The Gauhati High Court, acknowledging the transformative constitutional jurisprudence that affirms the right to gender identity and dignity, expressed concern over the current recruitment framework that coerced transgender applicants—particularly those identifying as female—to participate in selection standards applicable only to male candidates. The Court held that mere mention of transgender persons in a recruitment notice does not equate to substantive inclusion unless accompanied by equitable, sensitive, and non-stigmatizing procedures. Referring to Navtej Singh Johar (2018) and NALSA (2014), the Bench emphasized that constitutional recognition of transgender persons obligates the State to design welfare schemes, employment opportunities, and institutional changes that enable meaningful participation, not mere token presence, in public life. The Court observed that once the SEBC proposal receives Cabinet approval, it becomes the bounden duty of recruitment agencies to earmark seats exclusively for transgender individuals and, crucially, to differentiate benchmarks—subjecting male transgender candidates to standards equivalent to male candidates and female transgender candidates to standards applicable to female candidates.

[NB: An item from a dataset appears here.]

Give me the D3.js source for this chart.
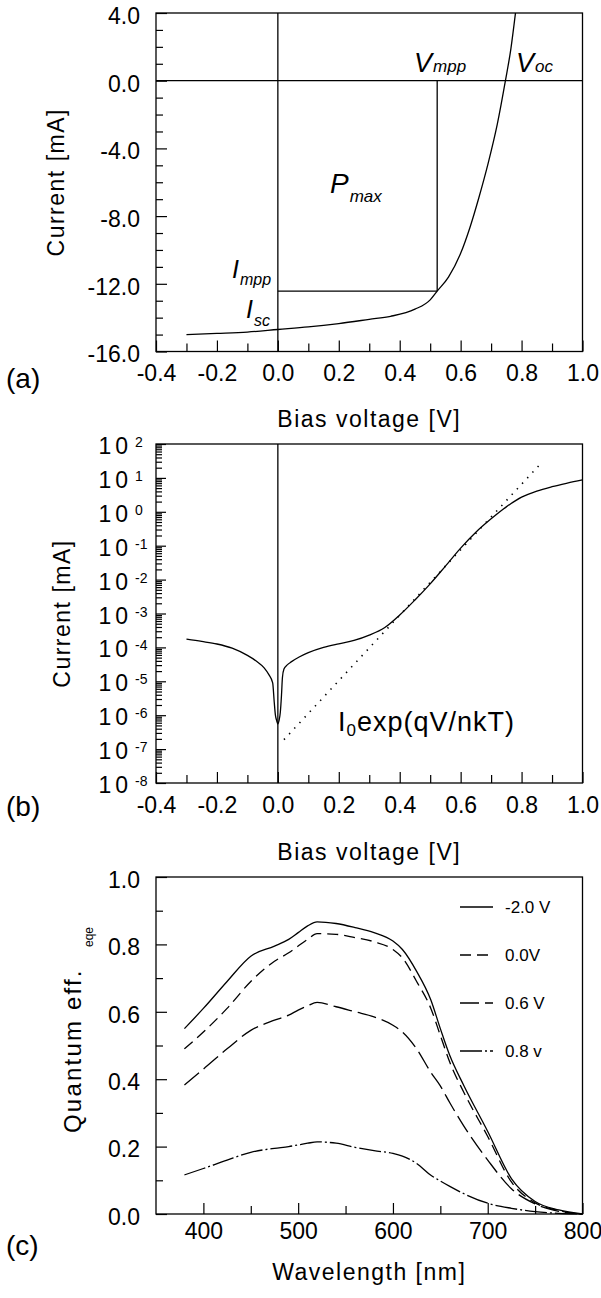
<!DOCTYPE html>
<html>
<head>
<meta charset="utf-8">
<script src="https://cdn.jsdelivr.net/npm/d3@7"></script>
<style>
  body { margin: 0; background: #fff; }
  svg { display: block; }
</style>
</head>
<body>
<svg id="fig" width="601" height="1298"></svg>
<script>
// ---------- data ----------
// (a) linear I-V curve under illumination
const biasMajor = [-0.4, -0.2, 0.0, 0.2, 0.4, 0.6, 0.8, 1.0];
const biasMinor = [-0.3, -0.1, 0.1, 0.3, 0.5, 0.7, 0.9];
const currentMajor = [-16, -12, -8, -4, 0, 4];
const currentMinor = [-15, -14, -13, -11, -10, -9, -7, -6, -5, -3, -2, -1, 1, 2, 3];
const ivVoltage = [-0.3, -0.2, -0.1, 0.0, 0.1, 0.2, 0.3, 0.37, 0.45, 0.5, 0.523, 0.56, 0.6, 0.63, 0.66, 0.69, 0.72, 0.747, 0.765, 0.78];
const ivCurrent = [-15.0, -14.93, -14.85, -14.7, -14.55, -14.35, -14.1, -13.92, -13.5, -12.95, -12.43, -11.6, -10.2, -8.7, -6.9, -4.9, -2.6, 0.0, 1.9, 4.0];
const mppVoltage = 0.523;
const mppCurrent = -12.43;

// (b) dark current, log scale
const decadeExponents = [-8, -7, -6, -5, -4, -3, -2, -1, 0, 1, 2];
const logVoltage = [-0.3, -0.25, -0.2, -0.15, -0.1, -0.07, -0.045, -0.03, -0.017, -0.012, -0.008, -0.004, 0.0,
  0.004, 0.008, 0.012, 0.015, 0.02, 0.03, 0.045, 0.07, 0.1, 0.15, 0.2, 0.25, 0.3, 0.35, 0.4, 0.45, 0.5,
  0.55, 0.6, 0.65, 0.7, 0.75, 0.8, 0.85, 0.9, 0.95, 1.0];
const logCurrent = [1.75e-4, 1.5e-4, 1.26e-4, 9.5e-5, 5.8e-5, 3.9e-5, 2.5e-5, 1.6e-5, 9e-6, 2.5e-6, 1e-6, 7e-7, 5.5e-7,
  7e-7, 1.2e-6, 4e-6, 1.3e-5, 2.3e-5, 3e-5, 3.8e-5, 5.2e-5, 7e-5, 1.0e-4, 1.28e-4, 1.6e-4, 2.3e-4, 3.8e-4, 9e-4, 2.5e-3, 7.5e-3,
  2.5e-2, 8.5e-2, 0.25, 0.62, 1.4, 2.7, 4.1, 5.5, 7.0, 8.7];
const idealVoltage = [0.02, 0.868];
const idealCurrent = [1.9e-7, 29.5];

// (c) external quantum efficiency spectra
const qeMajor = [0.0, 0.2, 0.4, 0.6, 0.8, 1.0];
const qeMinor = [0.1, 0.3, 0.5, 0.7, 0.9];
const waveMajor = [400, 500, 600, 700, 800];
const waveMinor = [450, 550, 650, 750];
const wavelength = [380, 400, 425, 450, 475, 490, 500, 510, 520, 540, 560, 580, 600, 610, 625, 640, 650, 660, 675, 700, 725, 750, 775, 800];
const qeMinus2V = [0.55, 0.61, 0.69, 0.765, 0.795, 0.815, 0.835, 0.855, 0.867, 0.862, 0.85, 0.835, 0.81, 0.785, 0.72, 0.635, 0.55, 0.47, 0.38, 0.245, 0.105, 0.037, 0.012, 0.0];
const qe0V      = [0.49, 0.54, 0.61, 0.69, 0.75, 0.775, 0.795, 0.815, 0.832, 0.83, 0.82, 0.808, 0.785, 0.76, 0.69, 0.61, 0.53, 0.45, 0.36, 0.23, 0.095, 0.033, 0.01, 0.0];
const qe06V     = [0.383, 0.43, 0.49, 0.545, 0.575, 0.59, 0.605, 0.618, 0.628, 0.615, 0.6, 0.585, 0.56, 0.54, 0.49, 0.42, 0.38, 0.33, 0.26, 0.16, 0.075, 0.03, 0.008, 0.0];
const qe08V     = [0.116, 0.135, 0.16, 0.183, 0.195, 0.2, 0.205, 0.21, 0.214, 0.21, 0.198, 0.188, 0.18, 0.172, 0.15, 0.115, 0.098, 0.082, 0.06, 0.032, 0.017, 0.007, 0.002, 0.0];
const legendLabels = ["-2.0 V", "0.0V", "0.6 V", "0.8 v"];

// ---------- drawing ----------
const FONT = '"Liberation Sans", Arial, Helvetica, sans-serif';
const svg = d3.select("#fig").attr("font-family", FONT);
const LW = 1.3;
const L = 156, R = 582.5;

function frame(top, bottom) {
  svg.append("rect")
    .attr("x", L).attr("y", top).attr("width", R - L).attr("height", bottom - top)
    .attr("fill", "none").attr("stroke", "#000").attr("stroke-width", LW);
}

function styleAxis(g, size) {
  g.select(".domain").remove();
  g.attr("font-family", FONT).attr("font-size", size);
  g.selectAll(".tick line").attr("stroke-width", 1.2);
  g.selectAll(".tick text").attr("fill", "#000");
}

function bottomAxis(x, bottom, major, minor, fmt, pad) {
  svg.append("g").attr("transform", `translate(0,${bottom})`)
    .call(d3.axisBottom(x).tickValues(minor).tickFormat("").tickSize(-8))
    .call(g => styleAxis(g, 23));
  svg.append("g").attr("transform", `translate(0,${bottom})`)
    .call(d3.axisBottom(x).tickValues(major).tickFormat(fmt).tickSize(-11).tickPadding(pad))
    .call(g => styleAxis(g, 23));
}

function leftAxis(y, major, minor, fmt) {
  svg.append("g").attr("transform", `translate(${L},0)`)
    .call(d3.axisLeft(y).tickValues(minor).tickFormat("").tickSize(-7))
    .call(g => styleAxis(g, 23));
  svg.append("g").attr("transform", `translate(${L},0)`)
    .call(d3.axisLeft(y).tickValues(major).tickFormat(fmt).tickSize(-11).tickPadding(16))
    .call(g => styleAxis(g, 23))
    .call(g => g.selectAll(".tick text").attr("dy", "0.45em"));
}

function title(text, x, y, rotate) {
  const t = svg.append("text")
    .attr("font-size", 23).attr("letter-spacing", 1.5).attr("text-anchor", "middle");
  if (rotate) t.attr("transform", `translate(${x},${y}) rotate(-90)`);
  else t.attr("x", x).attr("y", y);
  t.text(text);
  return t;
}

function panelTag(text, y) {
  svg.append("text").attr("x", 6).attr("y", y).attr("font-size", 28).text(text);
}

function subLabel(x, y, main, sub, mainSize, subSize, subDy) {
  const t = svg.append("text").attr("x", x).attr("y", y)
    .attr("font-style", "italic").attr("font-size", mainSize);
  t.append("tspan").text(main);
  t.append("tspan").attr("font-size", subSize).attr("dy", subDy).attr("dx", 1).text(sub);
}

const fmt1 = d => d.toFixed(1);

// ===== (a) =====
const aTop = 13, aBottom = 351.5;
const xa = d3.scaleLinear().domain([-0.4, 1.0]).range([L, R]);
const ya = d3.scaleLinear().domain([-16, 4]).range([aBottom, aTop]);

bottomAxis(xa, aBottom, biasMajor, biasMinor, fmt1, 13);
leftAxis(ya, currentMajor, currentMinor, fmt1);

// zero axes
svg.append("line").attr("x1", L).attr("x2", R).attr("y1", ya(0)).attr("y2", ya(0))
  .attr("stroke", "#000").attr("stroke-width", LW);
svg.append("line").attr("x1", xa(0)).attr("x2", xa(0)).attr("y1", aTop).attr("y2", aBottom)
  .attr("stroke", "#000").attr("stroke-width", LW);
// maximum power rectangle
svg.append("line").attr("x1", xa(mppVoltage)).attr("x2", xa(mppVoltage))
  .attr("y1", ya(0)).attr("y2", ya(mppCurrent)).attr("stroke", "#000").attr("stroke-width", LW);
svg.append("line").attr("x1", xa(0)).attr("x2", xa(mppVoltage))
  .attr("y1", ya(mppCurrent)).attr("y2", ya(mppCurrent)).attr("stroke", "#000").attr("stroke-width", LW);

const ivLine = d3.line().x(d => xa(d[0])).y(d => ya(d[1])).curve(d3.curveMonotoneX);
svg.append("path").datum(d3.zip(ivVoltage, ivCurrent)).attr("d", ivLine)
  .attr("fill", "none").attr("stroke", "#000").attr("stroke-width", LW);

subLabel(414, 72, "V", "mpp", 27, 17, 0);
subLabel(516, 72, "V", "oc", 27, 17, 0);
subLabel(330, 193, "P", "max", 28, 17, 9);
subLabel(232, 278, "I", "mpp", 25, 16, 7);
subLabel(246, 318, "I", "sc", 25, 16, 8);

frame(aTop, aBottom);
title("Bias voltage [V]", (L + R) / 2, 427, false);
title("Current [mA]", 64, (aTop + aBottom) / 2, true);
panelTag("(a)", 388);

// ===== (b) =====
const bTop = 444, bBottom = 783;
const xb = d3.scaleLinear().domain([-0.4, 1.0]).range([L, R]);
const yb = d3.scaleLog().domain([1e-8, 1e2]).range([bBottom, bTop]);

bottomAxis(xb, bBottom, biasMajor, biasMinor, fmt1, 14);

const logMinor = [];
decadeExponents.slice(0, -1).forEach(e => {
  for (let k = 2; k <= 9; k++) logMinor.push(k * Math.pow(10, e));
});
svg.append("g").attr("transform", `translate(${L},0)`)
  .call(d3.axisLeft(yb).tickValues(logMinor).tickFormat("").tickSize(-6))
  .call(g => styleAxis(g, 23));
svg.append("g").attr("transform", `translate(${L},0)`)
  .call(d3.axisLeft(yb).tickValues(decadeExponents.map(e => Math.pow(10, e))).tickFormat("").tickSize(-10))
  .call(g => styleAxis(g, 23));

// decade labels as 10 with a raised exponent
decadeExponents.forEach(e => {
  const yy = yb(Math.pow(10, e)) + 10;
  svg.append("text").attr("x", 132).attr("y", yy).attr("text-anchor", "end")
    .attr("font-size", 23).attr("letter-spacing", 4).text("10");
  svg.append("text").attr("x", 135).attr("y", yy - 7)
    .attr("font-size", 14).text(String(e));
});

svg.append("line").attr("x1", xb(0)).attr("x2", xb(0)).attr("y1", bTop).attr("y2", bBottom)
  .attr("stroke", "#000").attr("stroke-width", LW);

const logLine = d3.line().x(d => xb(d[0])).y(d => yb(d[1])).curve(d3.curveMonotoneX);
svg.append("path").datum(d3.zip(logVoltage, logCurrent)).attr("d", logLine)
  .attr("fill", "none").attr("stroke", "#000").attr("stroke-width", LW);
svg.append("path").datum(d3.zip(idealVoltage, idealCurrent)).attr("d", d3.line().x(d => xb(d[0])).y(d => yb(d[1])))
  .attr("fill", "none").attr("stroke", "#000").attr("stroke-width", 1.6)
  .attr("stroke-dasharray", "1.4,6.2");

{
  const t = svg.append("text").attr("x", 338).attr("y", 731).attr("font-size", 27).attr("letter-spacing", 1);
  t.append("tspan").text("I");
  t.append("tspan").attr("font-size", 17).attr("dy", 5).text("0");
  t.append("tspan").attr("dy", -5).text("exp(qV/nkT)");
}

frame(bTop, bBottom);
title("Bias voltage [V]", (L + R) / 2, 860, false);
title("Current [mA]", 70, (bTop + bBottom) / 2, true);
panelTag("(b)", 816);

// ===== (c) =====
const cTop = 877, cBottom = 1214;
const xc = d3.scaleLinear().domain([350, 800]).range([L, R]);
const yc = d3.scaleLinear().domain([0, 1]).range([cBottom, cTop]);

bottomAxis(xc, cBottom, waveMajor, waveMinor, d => String(d), 9);
leftAxis(yc, qeMajor, qeMinor, fmt1);

const series = [
  { values: qeMinus2V, dash: null },
  { values: qe0V, dash: "11,6" },
  { values: qe06V, dash: "19,6" },
  { values: qe08V, dash: "22,3,2,3" }
];
const qeLine = d3.line().x(d => xc(d[0])).y(d => yc(d[1])).curve(d3.curveMonotoneX);
series.forEach(s => {
  svg.append("path").datum(d3.zip(wavelength, s.values)).attr("d", qeLine)
    .attr("fill", "none").attr("stroke", "#000").attr("stroke-width", LW)
    .attr("stroke-dasharray", s.dash);
});

// legend
const legendY = [907, 955, 1003, 1051];
legendLabels.forEach((lab, i) => {
  svg.append("line").attr("x1", 460).attr("x2", 493).attr("y1", legendY[i]).attr("y2", legendY[i])
    .attr("stroke", "#000").attr("stroke-width", LW).attr("stroke-dasharray", series[i].dash);
  svg.append("text").attr("x", 505).attr("y", legendY[i] + 6).attr("font-size", 17).text(lab);
});

frame(cTop, cBottom);
title("Wavelength [nm]", (L + R) / 2, 1280, false);
{
  const t = svg.append("text").attr("font-size", 24).attr("letter-spacing", 2.2)
    .attr("transform", `translate(81,1133) rotate(-90)`);
  t.text("Quantum eff.");
  svg.append("text").attr("font-size", 12)
    .attr("transform", `translate(93,947) rotate(-90)`).text("eqe");
}
panelTag("(c)", 1255);
</script>
</body>
</html>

The Bench described this not as an imposition, but as a constitutionally sound acknowledgment of physiological, social, and identity realities. Declaring that access without accommodation is a hollow promise, the Court directed the State Government, the Department of Social Justice & Empowerment, and concerned recruitment bodies to file a detailed status report on the implementation steps, the cabinet decision, and the roadmap for a non-discriminatory, inclusive police recruitment policy. The case was listed for further hearing on 11 February 2026, signaling judicial oversight until structural reforms crystallize and constitutional guarantees for transgender persons materialize within the state’s recruitment architecture.